### Source code of charts

▽

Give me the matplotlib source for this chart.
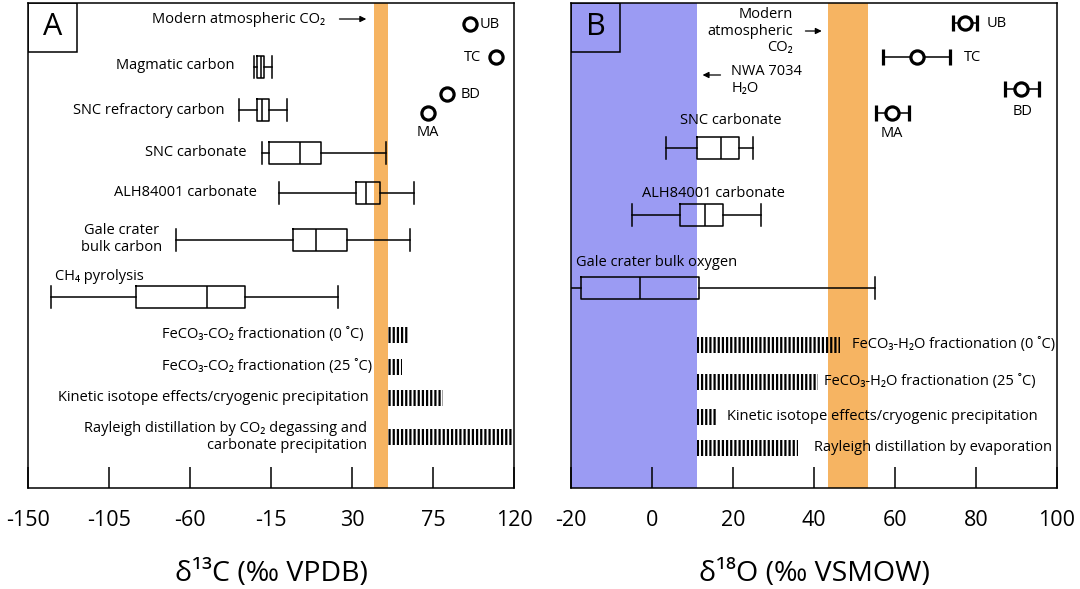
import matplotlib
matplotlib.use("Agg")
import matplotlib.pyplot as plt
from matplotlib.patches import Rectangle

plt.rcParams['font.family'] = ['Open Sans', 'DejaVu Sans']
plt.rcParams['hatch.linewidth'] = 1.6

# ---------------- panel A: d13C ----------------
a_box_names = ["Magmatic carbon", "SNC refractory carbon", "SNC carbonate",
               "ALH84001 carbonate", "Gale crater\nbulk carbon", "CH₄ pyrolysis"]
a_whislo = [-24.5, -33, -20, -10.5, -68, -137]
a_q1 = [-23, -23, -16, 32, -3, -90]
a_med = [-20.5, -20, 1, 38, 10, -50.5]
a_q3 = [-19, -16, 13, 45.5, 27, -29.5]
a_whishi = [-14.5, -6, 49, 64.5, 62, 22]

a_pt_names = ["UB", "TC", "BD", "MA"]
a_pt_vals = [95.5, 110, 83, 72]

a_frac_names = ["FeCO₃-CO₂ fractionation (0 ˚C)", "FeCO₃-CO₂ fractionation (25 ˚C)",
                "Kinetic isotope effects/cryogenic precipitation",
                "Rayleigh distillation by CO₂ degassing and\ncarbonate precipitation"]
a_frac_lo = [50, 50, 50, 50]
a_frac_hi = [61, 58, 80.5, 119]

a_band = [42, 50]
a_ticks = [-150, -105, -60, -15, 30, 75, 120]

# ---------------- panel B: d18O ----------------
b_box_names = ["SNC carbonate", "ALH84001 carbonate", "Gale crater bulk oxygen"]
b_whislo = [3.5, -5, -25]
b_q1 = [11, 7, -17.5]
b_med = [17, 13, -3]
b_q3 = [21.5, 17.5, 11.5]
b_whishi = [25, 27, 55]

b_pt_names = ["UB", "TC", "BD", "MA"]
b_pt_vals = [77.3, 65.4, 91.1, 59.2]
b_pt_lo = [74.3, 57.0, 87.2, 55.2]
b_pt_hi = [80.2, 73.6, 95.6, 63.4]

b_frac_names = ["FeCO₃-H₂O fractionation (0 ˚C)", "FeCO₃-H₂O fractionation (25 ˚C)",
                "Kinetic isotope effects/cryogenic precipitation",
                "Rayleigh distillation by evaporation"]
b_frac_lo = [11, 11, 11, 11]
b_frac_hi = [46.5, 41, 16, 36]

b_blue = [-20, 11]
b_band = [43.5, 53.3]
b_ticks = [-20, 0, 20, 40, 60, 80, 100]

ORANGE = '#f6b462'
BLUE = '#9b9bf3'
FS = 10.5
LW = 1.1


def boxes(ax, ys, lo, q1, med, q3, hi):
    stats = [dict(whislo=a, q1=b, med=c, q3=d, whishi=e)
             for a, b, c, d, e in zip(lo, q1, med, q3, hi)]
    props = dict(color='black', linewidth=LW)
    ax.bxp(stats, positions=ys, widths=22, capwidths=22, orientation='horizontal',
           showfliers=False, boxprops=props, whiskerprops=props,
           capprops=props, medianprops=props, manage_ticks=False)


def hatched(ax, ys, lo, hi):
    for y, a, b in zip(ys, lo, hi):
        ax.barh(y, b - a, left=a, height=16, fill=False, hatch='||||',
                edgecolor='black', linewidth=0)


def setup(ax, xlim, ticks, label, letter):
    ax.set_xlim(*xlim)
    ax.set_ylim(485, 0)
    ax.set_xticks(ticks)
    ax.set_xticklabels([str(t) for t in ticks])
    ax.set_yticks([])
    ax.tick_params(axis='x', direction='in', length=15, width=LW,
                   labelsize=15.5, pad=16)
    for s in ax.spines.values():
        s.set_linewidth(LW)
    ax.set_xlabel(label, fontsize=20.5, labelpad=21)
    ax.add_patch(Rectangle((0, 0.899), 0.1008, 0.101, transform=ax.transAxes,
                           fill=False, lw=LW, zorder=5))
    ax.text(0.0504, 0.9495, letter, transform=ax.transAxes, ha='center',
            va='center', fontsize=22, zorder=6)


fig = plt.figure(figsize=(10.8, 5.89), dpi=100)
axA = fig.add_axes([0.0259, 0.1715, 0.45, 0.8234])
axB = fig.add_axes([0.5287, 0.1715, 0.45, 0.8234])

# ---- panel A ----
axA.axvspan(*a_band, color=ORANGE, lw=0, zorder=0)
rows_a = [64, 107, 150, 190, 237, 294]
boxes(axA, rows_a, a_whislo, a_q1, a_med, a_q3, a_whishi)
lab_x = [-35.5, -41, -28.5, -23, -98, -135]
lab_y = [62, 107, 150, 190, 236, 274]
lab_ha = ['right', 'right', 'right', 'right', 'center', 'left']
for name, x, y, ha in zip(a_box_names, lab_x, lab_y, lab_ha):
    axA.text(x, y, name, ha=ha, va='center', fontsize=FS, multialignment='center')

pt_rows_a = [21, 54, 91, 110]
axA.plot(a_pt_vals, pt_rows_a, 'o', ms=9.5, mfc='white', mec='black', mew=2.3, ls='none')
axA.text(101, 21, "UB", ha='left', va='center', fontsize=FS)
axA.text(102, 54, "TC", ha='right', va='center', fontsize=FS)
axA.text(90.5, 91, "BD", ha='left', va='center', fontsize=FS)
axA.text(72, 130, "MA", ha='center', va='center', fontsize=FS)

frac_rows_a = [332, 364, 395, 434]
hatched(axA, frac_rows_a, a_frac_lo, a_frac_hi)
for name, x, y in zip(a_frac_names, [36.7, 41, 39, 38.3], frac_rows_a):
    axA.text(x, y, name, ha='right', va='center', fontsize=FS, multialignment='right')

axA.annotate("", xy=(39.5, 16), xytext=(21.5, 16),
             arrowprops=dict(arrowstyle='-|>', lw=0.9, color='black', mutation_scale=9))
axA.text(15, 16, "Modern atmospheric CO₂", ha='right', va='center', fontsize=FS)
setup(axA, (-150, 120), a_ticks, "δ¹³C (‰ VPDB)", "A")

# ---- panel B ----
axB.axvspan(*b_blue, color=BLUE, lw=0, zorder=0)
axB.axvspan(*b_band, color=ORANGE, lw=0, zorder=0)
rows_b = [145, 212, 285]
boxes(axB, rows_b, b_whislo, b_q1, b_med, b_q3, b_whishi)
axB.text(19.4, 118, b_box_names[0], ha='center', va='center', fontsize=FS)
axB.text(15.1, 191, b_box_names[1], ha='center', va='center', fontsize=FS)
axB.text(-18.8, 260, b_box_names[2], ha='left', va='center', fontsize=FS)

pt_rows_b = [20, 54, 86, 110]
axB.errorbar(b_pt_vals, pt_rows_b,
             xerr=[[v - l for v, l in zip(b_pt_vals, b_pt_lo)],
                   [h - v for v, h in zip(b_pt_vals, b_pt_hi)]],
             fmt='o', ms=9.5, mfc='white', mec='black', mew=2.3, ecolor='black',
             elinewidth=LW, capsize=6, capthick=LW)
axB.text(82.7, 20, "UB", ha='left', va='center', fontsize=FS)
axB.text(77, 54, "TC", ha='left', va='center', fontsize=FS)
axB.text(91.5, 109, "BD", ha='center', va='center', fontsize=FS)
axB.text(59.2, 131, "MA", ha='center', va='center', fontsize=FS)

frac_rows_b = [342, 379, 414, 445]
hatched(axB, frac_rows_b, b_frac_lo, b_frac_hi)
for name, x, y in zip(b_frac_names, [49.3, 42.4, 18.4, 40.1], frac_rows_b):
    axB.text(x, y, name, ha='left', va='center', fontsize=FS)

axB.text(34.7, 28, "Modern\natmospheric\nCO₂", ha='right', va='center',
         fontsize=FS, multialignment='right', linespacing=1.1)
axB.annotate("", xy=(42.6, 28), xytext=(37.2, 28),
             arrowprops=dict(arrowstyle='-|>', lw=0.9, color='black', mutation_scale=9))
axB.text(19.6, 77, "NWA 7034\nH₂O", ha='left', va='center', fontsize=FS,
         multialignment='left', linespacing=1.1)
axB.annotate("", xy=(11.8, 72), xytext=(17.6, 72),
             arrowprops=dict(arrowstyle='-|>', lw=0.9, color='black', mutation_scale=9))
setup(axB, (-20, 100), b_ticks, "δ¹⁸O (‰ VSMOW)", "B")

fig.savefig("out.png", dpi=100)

△
▽

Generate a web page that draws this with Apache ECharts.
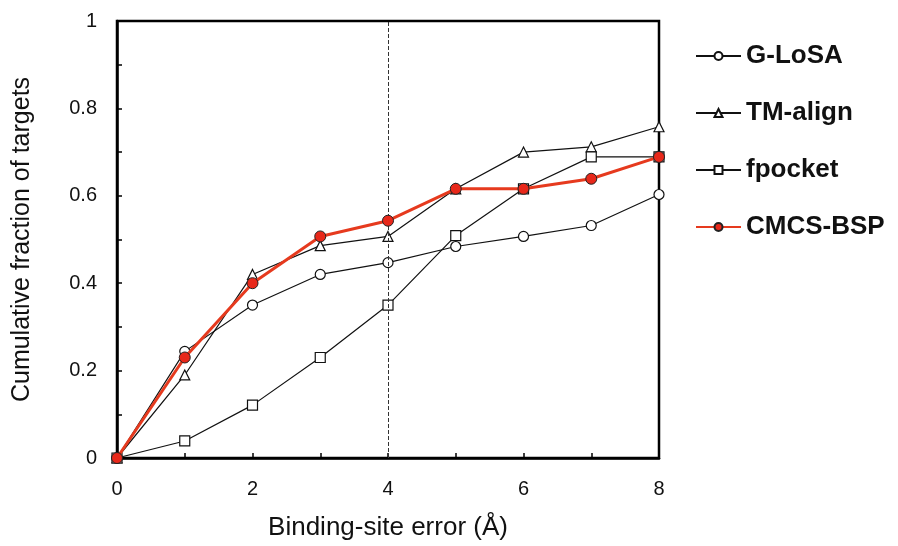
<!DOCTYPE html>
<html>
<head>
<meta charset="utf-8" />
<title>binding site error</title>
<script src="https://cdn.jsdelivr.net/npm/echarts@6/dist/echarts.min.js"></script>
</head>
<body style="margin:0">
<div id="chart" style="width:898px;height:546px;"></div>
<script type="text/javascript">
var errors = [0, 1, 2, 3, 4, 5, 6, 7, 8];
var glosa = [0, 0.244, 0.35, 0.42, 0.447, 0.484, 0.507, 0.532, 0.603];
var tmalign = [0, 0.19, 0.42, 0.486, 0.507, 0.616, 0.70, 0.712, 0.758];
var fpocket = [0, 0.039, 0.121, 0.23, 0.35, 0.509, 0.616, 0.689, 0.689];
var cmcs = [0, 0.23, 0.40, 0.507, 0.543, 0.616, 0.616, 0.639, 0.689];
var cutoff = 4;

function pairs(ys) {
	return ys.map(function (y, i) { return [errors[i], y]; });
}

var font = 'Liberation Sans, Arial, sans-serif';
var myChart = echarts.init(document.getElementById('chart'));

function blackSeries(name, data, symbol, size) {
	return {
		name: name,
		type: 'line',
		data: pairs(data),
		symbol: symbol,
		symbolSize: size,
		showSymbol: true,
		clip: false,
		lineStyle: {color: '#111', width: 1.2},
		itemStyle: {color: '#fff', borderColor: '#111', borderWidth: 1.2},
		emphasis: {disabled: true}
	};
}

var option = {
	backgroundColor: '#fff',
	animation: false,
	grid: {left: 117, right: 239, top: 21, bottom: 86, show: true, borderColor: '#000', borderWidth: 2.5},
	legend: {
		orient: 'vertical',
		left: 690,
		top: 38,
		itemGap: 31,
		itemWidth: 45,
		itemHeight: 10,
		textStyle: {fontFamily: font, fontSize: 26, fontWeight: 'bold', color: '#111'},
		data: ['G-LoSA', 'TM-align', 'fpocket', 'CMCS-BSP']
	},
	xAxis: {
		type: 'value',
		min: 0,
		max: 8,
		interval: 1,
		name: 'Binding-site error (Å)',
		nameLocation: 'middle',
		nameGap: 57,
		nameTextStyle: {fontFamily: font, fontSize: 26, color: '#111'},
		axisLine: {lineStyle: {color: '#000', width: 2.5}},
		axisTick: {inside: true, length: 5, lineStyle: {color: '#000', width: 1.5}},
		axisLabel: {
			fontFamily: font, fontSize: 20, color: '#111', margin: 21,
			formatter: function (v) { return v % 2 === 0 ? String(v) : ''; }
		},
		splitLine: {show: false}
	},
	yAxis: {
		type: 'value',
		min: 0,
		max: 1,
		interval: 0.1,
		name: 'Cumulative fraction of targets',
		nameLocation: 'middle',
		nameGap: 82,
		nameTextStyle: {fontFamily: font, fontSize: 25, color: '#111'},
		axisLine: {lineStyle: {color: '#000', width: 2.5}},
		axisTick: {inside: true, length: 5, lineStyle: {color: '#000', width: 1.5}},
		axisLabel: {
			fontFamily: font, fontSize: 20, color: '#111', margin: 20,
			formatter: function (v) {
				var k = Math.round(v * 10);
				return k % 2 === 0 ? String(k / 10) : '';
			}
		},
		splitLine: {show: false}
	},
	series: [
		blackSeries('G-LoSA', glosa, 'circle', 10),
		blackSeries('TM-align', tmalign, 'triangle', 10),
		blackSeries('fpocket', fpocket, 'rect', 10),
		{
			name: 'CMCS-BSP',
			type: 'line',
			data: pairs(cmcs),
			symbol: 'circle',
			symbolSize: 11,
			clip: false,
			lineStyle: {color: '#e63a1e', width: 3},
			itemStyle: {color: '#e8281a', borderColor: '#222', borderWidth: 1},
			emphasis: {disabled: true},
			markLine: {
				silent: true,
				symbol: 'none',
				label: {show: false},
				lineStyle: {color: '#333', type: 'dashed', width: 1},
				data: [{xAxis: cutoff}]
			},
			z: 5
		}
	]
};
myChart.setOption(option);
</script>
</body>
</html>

△
▽

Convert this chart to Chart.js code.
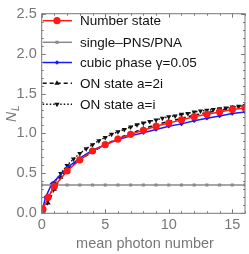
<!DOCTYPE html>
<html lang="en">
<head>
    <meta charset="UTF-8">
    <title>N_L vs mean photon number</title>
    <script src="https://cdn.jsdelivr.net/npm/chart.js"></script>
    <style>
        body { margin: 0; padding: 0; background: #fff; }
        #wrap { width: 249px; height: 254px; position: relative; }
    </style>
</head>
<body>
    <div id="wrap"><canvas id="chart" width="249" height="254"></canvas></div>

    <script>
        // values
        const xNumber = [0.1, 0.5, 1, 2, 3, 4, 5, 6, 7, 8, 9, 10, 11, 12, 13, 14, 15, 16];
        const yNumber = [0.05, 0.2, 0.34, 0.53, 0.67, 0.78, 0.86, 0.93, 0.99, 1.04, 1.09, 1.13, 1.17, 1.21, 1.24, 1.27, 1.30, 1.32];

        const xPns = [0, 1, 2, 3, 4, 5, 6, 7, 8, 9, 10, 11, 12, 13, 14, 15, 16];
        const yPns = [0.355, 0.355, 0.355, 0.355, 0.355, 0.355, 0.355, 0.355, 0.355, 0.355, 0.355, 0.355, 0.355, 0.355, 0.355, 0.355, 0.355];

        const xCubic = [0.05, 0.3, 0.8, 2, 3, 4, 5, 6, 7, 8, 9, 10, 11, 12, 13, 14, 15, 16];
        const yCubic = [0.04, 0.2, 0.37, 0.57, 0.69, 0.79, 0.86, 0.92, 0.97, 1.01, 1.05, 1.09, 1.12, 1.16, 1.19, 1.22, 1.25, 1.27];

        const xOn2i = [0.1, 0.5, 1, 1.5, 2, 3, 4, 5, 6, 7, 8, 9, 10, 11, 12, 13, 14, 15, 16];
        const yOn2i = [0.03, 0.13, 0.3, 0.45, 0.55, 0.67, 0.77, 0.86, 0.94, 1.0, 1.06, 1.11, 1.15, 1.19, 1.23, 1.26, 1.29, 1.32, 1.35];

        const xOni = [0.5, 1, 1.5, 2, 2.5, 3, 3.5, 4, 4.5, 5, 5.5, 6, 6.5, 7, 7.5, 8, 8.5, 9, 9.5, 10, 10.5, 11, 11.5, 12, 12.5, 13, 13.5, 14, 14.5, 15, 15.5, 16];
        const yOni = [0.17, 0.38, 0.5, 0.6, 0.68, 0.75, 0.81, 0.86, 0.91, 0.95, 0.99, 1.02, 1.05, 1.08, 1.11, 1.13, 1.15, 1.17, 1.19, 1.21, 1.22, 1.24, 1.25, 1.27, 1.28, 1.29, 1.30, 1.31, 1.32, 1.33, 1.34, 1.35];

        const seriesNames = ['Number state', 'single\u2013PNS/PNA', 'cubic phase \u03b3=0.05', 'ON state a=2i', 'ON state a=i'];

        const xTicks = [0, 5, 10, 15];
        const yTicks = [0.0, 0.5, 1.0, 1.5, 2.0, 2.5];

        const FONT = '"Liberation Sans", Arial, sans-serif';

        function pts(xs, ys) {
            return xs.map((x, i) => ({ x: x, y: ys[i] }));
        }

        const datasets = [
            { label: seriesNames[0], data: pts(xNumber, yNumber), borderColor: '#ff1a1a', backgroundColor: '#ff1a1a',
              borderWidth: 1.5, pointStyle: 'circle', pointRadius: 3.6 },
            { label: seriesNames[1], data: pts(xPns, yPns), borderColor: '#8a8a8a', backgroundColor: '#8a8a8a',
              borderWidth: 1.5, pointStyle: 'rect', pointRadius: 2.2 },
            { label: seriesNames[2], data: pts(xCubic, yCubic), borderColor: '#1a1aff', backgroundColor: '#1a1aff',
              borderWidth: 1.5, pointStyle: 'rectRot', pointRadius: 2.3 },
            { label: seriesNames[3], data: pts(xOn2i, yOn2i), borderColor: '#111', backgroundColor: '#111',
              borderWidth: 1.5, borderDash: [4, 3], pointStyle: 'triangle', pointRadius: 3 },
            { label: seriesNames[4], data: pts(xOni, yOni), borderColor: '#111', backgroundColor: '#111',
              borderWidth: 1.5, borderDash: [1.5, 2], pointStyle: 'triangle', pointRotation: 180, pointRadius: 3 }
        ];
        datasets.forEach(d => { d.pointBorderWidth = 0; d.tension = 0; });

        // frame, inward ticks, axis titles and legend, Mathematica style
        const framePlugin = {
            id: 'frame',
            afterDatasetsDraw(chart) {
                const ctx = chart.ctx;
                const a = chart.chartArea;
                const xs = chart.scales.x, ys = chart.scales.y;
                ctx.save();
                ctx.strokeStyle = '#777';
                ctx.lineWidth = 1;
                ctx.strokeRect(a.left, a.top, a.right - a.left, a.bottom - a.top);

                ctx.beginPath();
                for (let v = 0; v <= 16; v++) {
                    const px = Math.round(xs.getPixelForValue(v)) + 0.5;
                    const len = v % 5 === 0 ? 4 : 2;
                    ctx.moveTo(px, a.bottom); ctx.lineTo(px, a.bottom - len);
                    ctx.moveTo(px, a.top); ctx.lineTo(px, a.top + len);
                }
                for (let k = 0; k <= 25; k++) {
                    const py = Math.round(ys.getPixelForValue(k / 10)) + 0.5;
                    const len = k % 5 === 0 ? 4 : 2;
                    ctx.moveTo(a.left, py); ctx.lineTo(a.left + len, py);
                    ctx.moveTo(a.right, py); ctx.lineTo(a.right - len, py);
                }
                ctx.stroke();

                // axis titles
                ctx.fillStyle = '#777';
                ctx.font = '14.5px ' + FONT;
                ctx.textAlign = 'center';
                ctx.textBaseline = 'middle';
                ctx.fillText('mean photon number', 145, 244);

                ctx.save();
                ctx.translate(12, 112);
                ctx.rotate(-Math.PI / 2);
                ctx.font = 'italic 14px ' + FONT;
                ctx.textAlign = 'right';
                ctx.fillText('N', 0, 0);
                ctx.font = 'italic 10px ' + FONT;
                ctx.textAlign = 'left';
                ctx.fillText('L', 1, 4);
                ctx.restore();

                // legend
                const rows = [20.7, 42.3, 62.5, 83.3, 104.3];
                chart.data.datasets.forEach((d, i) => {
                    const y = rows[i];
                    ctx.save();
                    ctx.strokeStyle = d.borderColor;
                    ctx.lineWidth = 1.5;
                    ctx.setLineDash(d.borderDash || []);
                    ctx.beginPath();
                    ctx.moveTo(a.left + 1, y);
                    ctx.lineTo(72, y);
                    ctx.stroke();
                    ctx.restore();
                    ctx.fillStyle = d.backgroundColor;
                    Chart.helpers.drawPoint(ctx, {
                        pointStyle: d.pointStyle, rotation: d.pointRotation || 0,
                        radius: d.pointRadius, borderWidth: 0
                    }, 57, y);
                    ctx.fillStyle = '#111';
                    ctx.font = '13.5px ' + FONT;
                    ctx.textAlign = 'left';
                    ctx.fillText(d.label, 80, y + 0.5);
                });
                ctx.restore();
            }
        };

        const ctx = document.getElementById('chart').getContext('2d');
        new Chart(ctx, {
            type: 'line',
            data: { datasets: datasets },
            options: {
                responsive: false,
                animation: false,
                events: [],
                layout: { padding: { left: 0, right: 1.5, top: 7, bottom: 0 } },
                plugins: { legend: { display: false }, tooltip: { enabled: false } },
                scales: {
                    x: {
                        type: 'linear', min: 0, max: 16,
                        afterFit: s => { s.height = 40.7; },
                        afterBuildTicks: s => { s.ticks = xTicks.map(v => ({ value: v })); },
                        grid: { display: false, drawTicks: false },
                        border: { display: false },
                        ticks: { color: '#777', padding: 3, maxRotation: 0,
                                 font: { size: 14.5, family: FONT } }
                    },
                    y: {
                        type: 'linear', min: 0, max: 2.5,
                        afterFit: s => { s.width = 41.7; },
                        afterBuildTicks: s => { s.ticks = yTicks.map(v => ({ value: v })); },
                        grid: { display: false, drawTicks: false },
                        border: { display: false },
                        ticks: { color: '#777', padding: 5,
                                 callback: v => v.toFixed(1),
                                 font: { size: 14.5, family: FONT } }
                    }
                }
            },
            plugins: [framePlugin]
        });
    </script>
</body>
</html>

△

All lines above starting at the one with "Give me the matplotlib source for this chart." and ending at the one with "plt.rcParams['hatch.linewidth'] = 1.6", inclusive, are to be printed again exactly, with the pictures left out.

### The output
Give me the matplotlib source for this chart.
import matplotlib
matplotlib.use("Agg")
import matplotlib.pyplot as plt
from matplotlib.patches import Rectangle

plt.rcParams['font.family'] = ['Open Sans', 'DejaVu Sans']
plt.rcParams['hatch.linewidth'] = 1.6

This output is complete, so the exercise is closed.